There's an interesting debate bouncing around newspapers, magazines and websites about the nature of our unemployment. Are we suffering mostly from temporary weak demand, like an economy of bakers when nobody's hungry? That would make our problem cyclical. After all, people will get hungry, eventually.
Or are we suffering from a fundamental mismatch of labor skills and demand, an economy of bagel bakers when we've all gotten over bagels? That would make our crisis structural. People will get hungry again, eventually, but they won't necessarily come back for the same cuisine.
The answer is we don't really know. As Kevin Hassett pointed out to me, the cyclical can easily become the structural. When folks are out of the workforce for more than six months, their skills start to deteriorate and they're branded with a scarlet letter: A for Atrophy. Long-term cyclical unemployment and structural employment can bleed into each other.

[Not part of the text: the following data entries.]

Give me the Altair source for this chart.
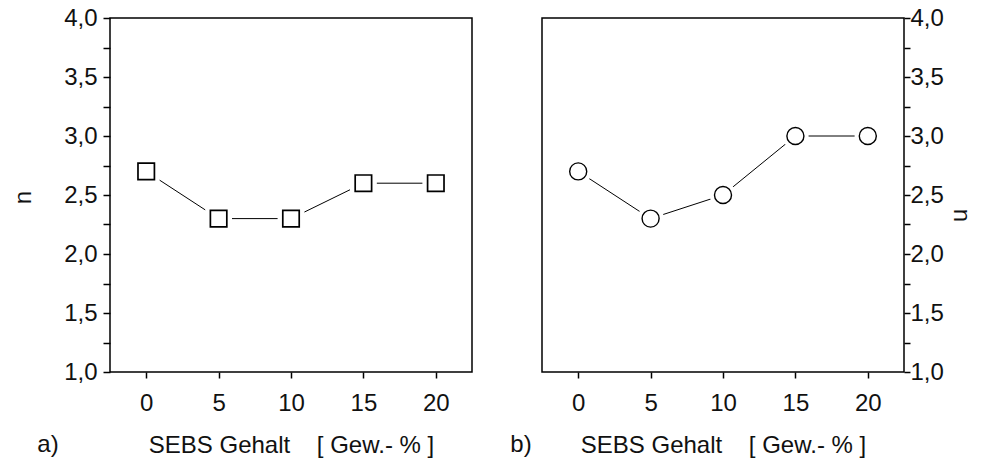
import altair as alt
import pandas as pd

# SEBS content in weight percent and the measured exponent n for both blends
sebs = [0, 5, 10, 15, 20]
n_a = [2.7, 2.3, 2.3, 2.6, 2.6]
n_b = [2.7, 2.3, 2.5, 3.0, 3.0]

y_ticks = [1.0 + 0.25 * i for i in range(13)]
x_ticks = [0, 5, 10, 15, 20]
NBSP = "\u00a0"
x_title = "SEBS Gehalt" + NBSP * 4 + "[ Gew.- % ]"

FONT = "Liberation Sans"
W, H = 362, 354

x_scale = alt.Scale(domain=[-2.5, 22.5], nice=False, zero=False)
y_scale = alt.Scale(domain=[1.0, 4.0], nice=False, zero=False)

# German decimal comma, labels only on every second tick
y_label_expr = ("datum.value * 2 == round(datum.value * 2) ? "
                "replace(format(datum.value, '.1f'), '.', ',') : ''")


def x_axis():
    return alt.Axis(values=x_ticks, title=x_title, grid=False, domain=False,
                    tickSize=6, tickColor="black", tickWidth=1.5,
                    labelFont=FONT, labelFontSize=24, labelColor="#111",
                    labelBaseline="alphabetic", labelPadding=32,
                    titleFont=FONT, titleFontSize=24, titleFontWeight="normal",
                    titleColor="#111", titleBaseline="alphabetic", titleY=80)


def y_axis(orient):
    left = orient == "left"
    return alt.Axis(orient=orient, values=y_ticks, labelExpr=y_label_expr,
                    title="n", grid=False, domain=False,
                    tickSize=7 if left else 6, tickColor="black", tickWidth=1.5,
                    labelFont=FONT, labelFontSize=24, labelColor="#111",
                    labelPadding=6 if left else 0, labelBaseline="middle",
                    titleFont=FONT, titleFontSize=24, titleFontWeight="normal",
                    titleColor="#111", titleAngle=-90 if left else 90,
                    titleBaseline="middle", titleAlign="center",
                    titleX=-87 if left else 56, titleY=179 if left else 197)


def panel(values, shape, size, halo, stroke_w, orient, tag, tag_x):
    df = pd.DataFrame({"sebs": sebs, "n": values})
    base = alt.Chart(df).encode(
        x=alt.X("sebs:Q", scale=x_scale, axis=x_axis()),
        y=alt.Y("n:Q", scale=y_scale, axis=y_axis(orient)),
    )
    line = base.mark_line(color="black", strokeWidth=1)
    gap = base.mark_point(shape=shape, size=halo, filled=True, fill="white",
                          opacity=1, strokeWidth=0)
    pts = base.mark_point(shape=shape, size=size, filled=False, fill="white",
                          fillOpacity=1, stroke="black", strokeWidth=stroke_w,
                          opacity=1)
    label = alt.Chart(pd.DataFrame({"t": [tag]})).mark_text(
        font=FONT, fontSize=24, color="#111", baseline="alphabetic",
        align="center"
    ).encode(x=alt.value(tag_x), y=alt.value(434), text="t:N")
    return alt.layer(line, gap, pts, label).properties(width=W, height=H)


left = panel(n_a, "square", 270, 720, 1.7, "left", "a)", -62)
right = panel(n_b, "circle", 290, 700, 1.4, "right", "b)", -21)

chart = alt.hconcat(left, right, spacing=70, bounds="flush").configure(
    background="white",
    padding={"left": 10, "top": 5, "right": 8, "bottom": 0},
    view=alt.ViewConfig(stroke="black", strokeWidth=1.5),
)

chart.save("out.html", embed_options={"renderer": "svg", "actions": False})
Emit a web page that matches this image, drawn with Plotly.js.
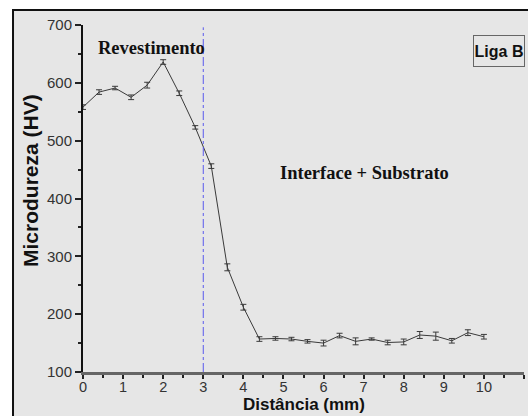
<!DOCTYPE html>
<html>
<head>
<meta charset="utf-8">
<script src="https://cdn.plot.ly/plotly-3.0.1.min.js"></script>
<style>html,body{margin:0;padding:0;background:#fff;}#chart{width:528px;height:416px;}</style>
</head>
<body>
<div id="chart"></div>
<script>
const distancia = [0, 0.4, 0.8, 1.2, 1.6, 2.0, 2.4, 2.8, 3.2, 3.6, 4.0, 4.4, 4.8, 5.2, 5.6, 6.0, 6.4, 6.8, 7.2, 7.6, 8.0, 8.4, 8.8, 9.2, 9.6, 10.0];
const microdureza = [558, 584, 591, 575, 596, 636, 582, 523, 456, 281, 212, 157, 158, 157, 153, 150, 163, 153, 157, 151, 152, 164, 162, 154, 168, 161];
const erro = [4, 4, 3, 4, 5, 4, 4, 3, 4, 6, 5, 4, 3, 3, 3, 5, 4, 6, 2, 4, 5, 6, 7, 4, 5, 4];
const interfaceX = 3;
const xTicks = [0, 1, 2, 3, 4, 5, 6, 7, 8, 9, 10, 11];
const yTicks = [100, 200, 300, 400, 500, 600, 700];
const xTitle = 'Distância (mm)';
const yTitle = 'Microdureza (HV)';

const trace = {
  x: distancia, y: microdureza, type: 'scatter', mode: 'lines',
  line: {color: '#3a3a3a', width: 1},
  error_y: {type: 'data', array: erro, visible: true, color: '#3a3a3a', thickness: 1, width: 3},
  showlegend: false, hoverinfo: 'none'
};

const titleFont = {color: '#111111', family: 'Liberation Sans, Arial, sans-serif', weight: 'bold'};

const layout = {
  width: 528, height: 416,
  margin: {l: 83, r: 4, t: 25, b: 44},
  paper_bgcolor: '#ffffff',
  plot_bgcolor: 'rgba(0,0,0,0)',
  font: {family: 'Liberation Sans, Arial, sans-serif', size: 15, color: '#333333'},
  xaxis: {
    range: [0, 11], tickvals: xTicks, ticktext: xTicks.map(String),
    ticks: 'outside', ticklen: 4, tickwidth: 2, tickcolor: '#222',
    ticklabelstandoff: -4,
    minor: {dtick: 0.5, tick0: 0, ticks: 'outside', ticklen: 3, tickwidth: 2, tickcolor: '#222', showgrid: false},
    showline: true, linecolor: '#666666', linewidth: 3,
    showgrid: false, zeroline: false,
    tickfont: {size: 14.5, color: '#333333'}
  },
  yaxis: {
    range: [100, 700], tickvals: yTicks, ticktext: yTicks.map(String),
    ticks: 'outside', ticklen: 6, tickwidth: 2, tickcolor: '#222',
    minor: {dtick: 50, tick0: 100, ticks: 'outside', ticklen: 3, tickwidth: 2, tickcolor: '#222', showgrid: false},
    showline: true, linecolor: '#111111', linewidth: 2,
    showgrid: false, zeroline: false,
    tickfont: {size: 15, color: '#333333'}
  },
  shapes: [
    {type: 'rect', xref: 'paper', yref: 'paper', x0: -0.1587, x1: 1.2, y0: -0.3, y1: 1.0432,
     fillcolor: '#e6e6e6', line: {color: '#111111', width: 2}, layer: 'below'},
    {type: 'line', xref: 'x', yref: 'y', x0: interfaceX, x1: interfaceX, y0: 100, y1: 696,
     line: {color: '#5a5aee', width: 1, dash: 'dashdot'}}
  ],
  annotations: [
    {text: '<b>' + xTitle + '</b>', xref: 'paper', yref: 'paper', x: 0.5, y: -0.1268,
     xanchor: 'center', yanchor: 'bottom', showarrow: false, font: Object.assign({size: 17}, titleFont)},
    {text: '<b>' + yTitle + '</b>', xref: 'paper', yref: 'paper', x: -0.1202, y: 0.5533,
     xanchor: 'center', yanchor: 'middle', textangle: -90, showarrow: false, font: Object.assign({size: 21}, titleFont)},
    {text: '<b>Revestimento</b>', x: 1.72, y: 661, xref: 'x', yref: 'y', showarrow: false,
     font: {family: 'Liberation Serif, Times New Roman, serif', size: 18.5, color: '#111111'}},
    {text: '<b>Interface + Substrato</b>', x: 7.01, y: 444, xref: 'x', yref: 'y', showarrow: false,
     font: {family: 'Liberation Serif, Times New Roman, serif', size: 18.5, color: '#111111'}},
    {text: '<b>Liga B</b>', x: 10.375, y: 655, xref: 'x', yref: 'y', showarrow: false,
     font: {family: 'Liberation Sans, Arial, sans-serif', size: 16, color: '#111111'},
     bordercolor: '#666666', borderwidth: 1, borderpad: 0, width: 50, height: 30, bgcolor: 'rgba(0,0,0,0)'}
  ]
};

Plotly.newPlot('chart', [trace], layout, {displayModeBar: false, staticPlot: true});
</script>
</body>
</html>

Here's an illuminating chart from Annie Lowrey on job growth in major sectors since 2005. Most sectors have moderate jobs losses. Manufacturing and construction are off about 20 percent in the last five years. "Mining and Logging" and "Education and Health" are the only two sectors with overall job growth.*
Retail jobs will come back when consumers come back. Online shopping aside, there's no indication that "the store" will be a casualty of the recession. Ditto transportation and business services, which are both super-sensitive to short-term shortfalls in demand for travel and business' disposable income. But will technology continue to kill jobs in manufacturing by boosting productivity? Was construction artificially inflated in 2005 because of an unsustainable housing boom? These are open questions.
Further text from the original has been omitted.